Sometimes, hope is what will keep a person alive for one more day. Hope and the knowledge that we really are in this life together. We all need to be reminded that none of us are members of a superior race. That every person born on this planet is born perfect, is born flawed. That every person born on this planet has rights and deserves dignity. That if we are to ever comprehend what happened in the Holocaust, it must be part of our life’s work to help those who are suffering and are oppressed in the world today.
It may never happen that all people will be free, or safe, or fed, or loved. But, if we don’t at least try to make that a reality, I’m not quite sure what the point of living is. Millions of people died because other people looked the other way. We should know better by now. We shouldn’t look the other way.
Several years ago, I consulted on a small portion of translation of dialogue from Hebrew to English for a documentary film, René and I. It is a remarkable story of survival.
A good friend and great writer (among many other things), Allen Mogol, recommended the documentary, Finding Kalman. I watched it. The link below includes information about this project. It is currently available for viewing online here.

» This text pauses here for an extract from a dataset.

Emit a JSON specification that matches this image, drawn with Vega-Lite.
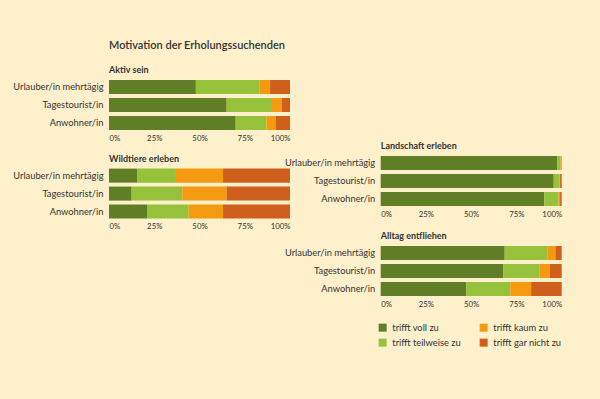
{
  "$schema": "https://vega.github.io/schema/vega-lite/v6.json",
  "background": "#fdf0cb",
  "padding": {"left": 12, "top": 40, "right": 38, "bottom": 51},
  "title": {"text": "Motivation der Erholungssuchenden", "anchor": "start", "frame": "group", "fontSize": 11, "fontWeight": 600, "color": "#333333", "offset": 15, "font": "Lato"},
  "datasets": {
    "d": [
      {"panel": "Aktiv sein", "group": "Urlauber/in mehrtägig", "cat": "trifft voll zu", "rank": 1, "value": 48},
      {"panel": "Aktiv sein", "group": "Urlauber/in mehrtägig", "cat": "trifft teilweise zu", "rank": 2, "value": 35},
      {"panel": "Aktiv sein", "group": "Urlauber/in mehrtägig", "cat": "trifft kaum zu", "rank": 3, "value": 6},
      {"panel": "Aktiv sein", "group": "Urlauber/in mehrtägig", "cat": "trifft gar nicht zu", "rank": 4, "value": 11},
      {"panel": "Aktiv sein", "group": "Tagestourist/in", "cat": "trifft voll zu", "rank": 1, "value": 65},
      {"panel": "Aktiv sein", "group": "Tagestourist/in", "cat": "trifft teilweise zu", "rank": 2, "value": 24.5},
      {"panel": "Aktiv sein", "group": "Tagestourist/in", "cat": "trifft kaum zu", "rank": 3, "value": 6},
      {"panel": "Aktiv sein", "group": "Tagestourist/in", "cat": "trifft gar nicht zu", "rank": 4, "value": 4.5},
      {"panel": "Aktiv sein", "group": "Anwohner/in", "cat": "trifft voll zu", "rank": 1, "value": 70},
      {"panel": "Aktiv sein", "group": "Anwohner/in", "cat": "trifft teilweise zu", "rank": 2, "value": 17},
      {"panel": "Aktiv sein", "group": "Anwohner/in", "cat": "trifft kaum zu", "rank": 3, "value": 5},
      {"panel": "Aktiv sein", "group": "Anwohner/in", "cat": "trifft gar nicht zu", "rank": 4, "value": 8},
      {"panel": "Wildtiere erleben", "group": "Urlauber/in mehrtägig", "cat": "trifft voll zu", "rank": 1, "value": 15.5},
      {"panel": "Wildtiere erleben", "group": "Urlauber/in mehrtägig", "cat": "trifft teilweise zu", "rank": 2, "value": 21.5},
      {"panel": "Wildtiere erleben", "group": "Urlauber/in mehrtägig", "cat": "trifft kaum zu", "rank": 3, "value": 26},
      {"panel": "Wildtiere erleben", "group": "Urlauber/in mehrtägig", "cat": "trifft gar nicht zu", "rank": 4, "value": 37},
      {"panel": "Wildtiere erleben", "group": "Tagestourist/in", "cat": "trifft voll zu", "rank": 1, "value": 12.5},
      {"panel": "Wildtiere erleben", "group": "Tagestourist/in", "cat": "trifft teilweise zu", "rank": 2, "value": 28},
      {"panel": "Wildtiere erleben", "group": "Tagestourist/in", "cat": "trifft kaum zu", "rank": 3, "value": 24.5},
      {"panel": "Wildtiere erleben", "group": "Tagestourist/in", "cat": "trifft gar nicht zu", "rank": 4, "value": 35},
      {"panel": "Wildtiere erleben", "group": "Anwohner/in", "cat": "trifft voll zu", "rank": 1, "value": 21},
      {"panel": "Wildtiere erleben", "group": "Anwohner/in", "cat": "trifft teilweise zu", "rank": 2, "value": 23},
      {"panel": "Wildtiere erleben", "group": "Anwohner/in", "cat": "trifft kaum zu", "rank": 3, "value": 19},
      {"panel": "Wildtiere erleben", "group": "Anwohner/in", "cat": "trifft gar nicht zu", "rank": 4, "value": 37},
      {"panel": "Landschaft erleben", "group": "Urlauber/in mehrtägig", "cat": "trifft voll zu", "rank": 1, "value": 97.5},
      {"panel": "Landschaft erleben", "group": "Urlauber/in mehrtägig", "cat": "trifft teilweise zu", "rank": 2, "value": 1.8},
      {"panel": "Landschaft erleben", "group": "Urlauber/in mehrtägig", "cat": "trifft kaum zu", "rank": 3, "value": 0.5},
      {"panel": "Landschaft erleben", "group": "Urlauber/in mehrtägig", "cat": "trifft gar nicht zu", "rank": 4, "value": 0.2},
      {"panel": "Landschaft erleben", "group": "Tagestourist/in", "cat": "trifft voll zu", "rank": 1, "value": 95.6},
      {"panel": "Landschaft erleben", "group": "Tagestourist/in", "cat": "trifft teilweise zu", "rank": 2, "value": 3.3},
      {"panel": "Landschaft erleben", "group": "Tagestourist/in", "cat": "trifft kaum zu", "rank": 3, "value": 0.2},
      {"panel": "Landschaft erleben", "group": "Tagestourist/in", "cat": "trifft gar nicht zu", "rank": 4, "value": 0.9},
      {"panel": "Landschaft erleben", "group": "Anwohner/in", "cat": "trifft voll zu", "rank": 1, "value": 90.4},
      {"panel": "Landschaft erleben", "group": "Anwohner/in", "cat": "trifft teilweise zu", "rank": 2, "value": 7.9},
      {"panel": "Landschaft erleben", "group": "Anwohner/in", "cat": "trifft kaum zu", "rank": 3, "value": 0.8},
      {"panel": "Landschaft erleben", "group": "Anwohner/in", "cat": "trifft gar nicht zu", "rank": 4, "value": 0.9},
      {"panel": "Alltag entfliehen", "group": "Urlauber/in mehrtägig", "cat": "trifft voll zu", "rank": 1, "value": 68.5},
      {"panel": "Alltag entfliehen", "group": "Urlauber/in mehrtägig", "cat": "trifft teilweise zu", "rank": 2, "value": 23.5},
      {"panel": "Alltag entfliehen", "group": "Urlauber/in mehrtägig", "cat": "trifft kaum zu", "rank": 3, "value": 4.5},
      {"panel": "Alltag entfliehen", "group": "Urlauber/in mehrtägig", "cat": "trifft gar nicht zu", "rank": 4, "value": 3.5},
      {"panel": "Alltag entfliehen", "group": "Tagestourist/in", "cat": "trifft voll zu", "rank": 1, "value": 67.7},
      {"panel": "Alltag entfliehen", "group": "Tagestourist/in", "cat": "trifft teilweise zu", "rank": 2, "value": 19.9},
      {"panel": "Alltag entfliehen", "group": "Tagestourist/in", "cat": "trifft kaum zu", "rank": 3, "value": 5.9},
      {"panel": "Alltag entfliehen", "group": "Tagestourist/in", "cat": "trifft gar nicht zu", "rank": 4, "value": 6.5},
      {"panel": "Alltag entfliehen", "group": "Anwohner/in", "cat": "trifft voll zu", "rank": 1, "value": 47.3},
      {"panel": "Alltag entfliehen", "group": "Anwohner/in", "cat": "trifft teilweise zu", "rank": 2, "value": 24.3},
      {"panel": "Alltag entfliehen", "group": "Anwohner/in", "cat": "trifft kaum zu", "rank": 3, "value": 11.5},
      {"panel": "Alltag entfliehen", "group": "Anwohner/in", "cat": "trifft gar nicht zu", "rank": 4, "value": 16.9}
    ],
    "blank": [{"k": 1}]
  },
  "config": {
    "font": "Lato",
    "view": {"stroke": null},
    "axis": {"ticks": false, "domain": false, "grid": false, "labelColor": "#333333", "title": null},
    "axisX": {"labelFontSize": 7.8, "labelPadding": 4},
    "axisY": {"labelFontSize": 9.3, "labelPadding": 6},
    "title": {"anchor": "start", "frame": "group", "fontSize": 9, "fontWeight": "bold", "color": "#333333", "offset": 5}
  },
  "bounds": "flush",
  "spacing": 271.7,
  "hconcat": [
    {
      "bounds": "flush",
      "spacing": 38.6,
      "vconcat": [
        {
          "title": "Aktiv sein",
          "width": 181, "height": 50,
          "data": {"name": "d"},
          "transform": [{"filter": "datum.panel === 'Aktiv sein'"}],
          "mark": {"type": "bar"},
          "encoding": {
            "y": {"field": "group", "type": "nominal", "sort": ["Urlauber/in mehrtägig", "Tagestourist/in", "Anwohner/in"], "scale": {"paddingInner": 0.22, "paddingOuter": 0}},
            "x": {"field": "value", "type": "quantitative", "stack": "normalize", "scale": {"domain": [0, 1]}, "axis": {"values": [0, 0.25, 0.5, 0.75, 1], "format": ".0%"}},
            "order": {"field": "rank", "type": "quantitative"},
            "color": {"field": "cat", "type": "nominal", "scale": {"domain": ["trifft voll zu", "trifft teilweise zu", "trifft kaum zu", "trifft gar nicht zu"], "range": ["#5f7e26", "#95c23a", "#f39a11", "#cf5f1c"]}, "legend": {"orient": "none", "legendX": 269, "legendY": 243, "columns": 2, "title": null, "symbolType": "square", "symbolSize": 64, "symbolStrokeWidth": 0, "symbolOpacity": 1, "labelFontSize": 9.3, "labelColor": "#333333", "labelOffset": 5, "columnPadding": 18, "rowPadding": 5, "padding": 0}}
          }
        },
        {
          "title": "Wildtiere erleben",
          "width": 181, "height": 50,
          "data": {"name": "d"},
          "transform": [{"filter": "datum.panel === 'Wildtiere erleben'"}],
          "mark": {"type": "bar"},
          "encoding": {
            "y": {"field": "group", "type": "nominal", "sort": ["Urlauber/in mehrtägig", "Tagestourist/in", "Anwohner/in"], "scale": {"paddingInner": 0.22, "paddingOuter": 0}},
            "x": {"field": "value", "type": "quantitative", "stack": "normalize", "scale": {"domain": [0, 1]}, "axis": {"values": [0, 0.25, 0.5, 0.75, 1], "format": ".0%"}},
            "order": {"field": "rank", "type": "quantitative"},
            "color": {"field": "cat", "type": "nominal"}
          }
        }
      ]
    },
    {
      "bounds": "flush",
      "spacing": 40,
      "vconcat": [
        {
          "width": 181, "height": 36,
          "data": {"name": "blank"},
          "mark": {"type": "point", "opacity": 0},
          "encoding": {}
        },
        {
          "title": "Landschaft erleben",
          "width": 181, "height": 50,
          "data": {"name": "d"},
          "transform": [{"filter": "datum.panel === 'Landschaft erleben'"}],
          "mark": {"type": "bar"},
          "encoding": {
            "y": {"field": "group", "type": "nominal", "sort": ["Urlauber/in mehrtägig", "Tagestourist/in", "Anwohner/in"], "scale": {"paddingInner": 0.22, "paddingOuter": 0}},
            "x": {"field": "value", "type": "quantitative", "stack": "normalize", "scale": {"domain": [0, 1]}, "axis": {"values": [0, 0.25, 0.5, 0.75, 1], "format": ".0%"}},
            "order": {"field": "rank", "type": "quantitative"},
            "color": {"field": "cat", "type": "nominal"}
          }
        },
        {
          "title": "Alltag entfliehen",
          "width": 181, "height": 50,
          "data": {"name": "d"},
          "transform": [{"filter": "datum.panel === 'Alltag entfliehen'"}],
          "mark": {"type": "bar"},
          "encoding": {
            "y": {"field": "group", "type": "nominal", "sort": ["Urlauber/in mehrtägig", "Tagestourist/in", "Anwohner/in"], "scale": {"paddingInner": 0.22, "paddingOuter": 0}},
            "x": {"field": "value", "type": "quantitative", "stack": "normalize", "scale": {"domain": [0, 1]}, "axis": {"values": [0, 0.25, 0.5, 0.75, 1], "format": ".0%"}},
            "order": {"field": "rank", "type": "quantitative"},
            "color": {"field": "cat", "type": "nominal"}
          }
        }
      ]
    }
  ]
}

From the Finding Kalman website:
“Shared memories and art help a family reclaim the spirit of a child lost in the Holocaust, reaffirming that no matter what happens in life there must always be room for joy.”
I’ll end here with a link to Save Darfur /United to End Genocide. Please consider ways in which you might be able to contribute to ending genocide, anti Semitism, racism and fascism in all its forms, anywhere it exists.
With love and wishes for peace,
This post is dedicated to Hinda Feinboim, my great great grandmother, and to the memory of the Six Million Jews and all the victims who perished at the hands of the German Nazis, their collaborators and followers. It is also dedicated to the Righteous Ones, peace lovers and humanitarians, and those who continue to work tirelessly and at great risk to their own lives for human and civil rights, justice and freedom worldwide.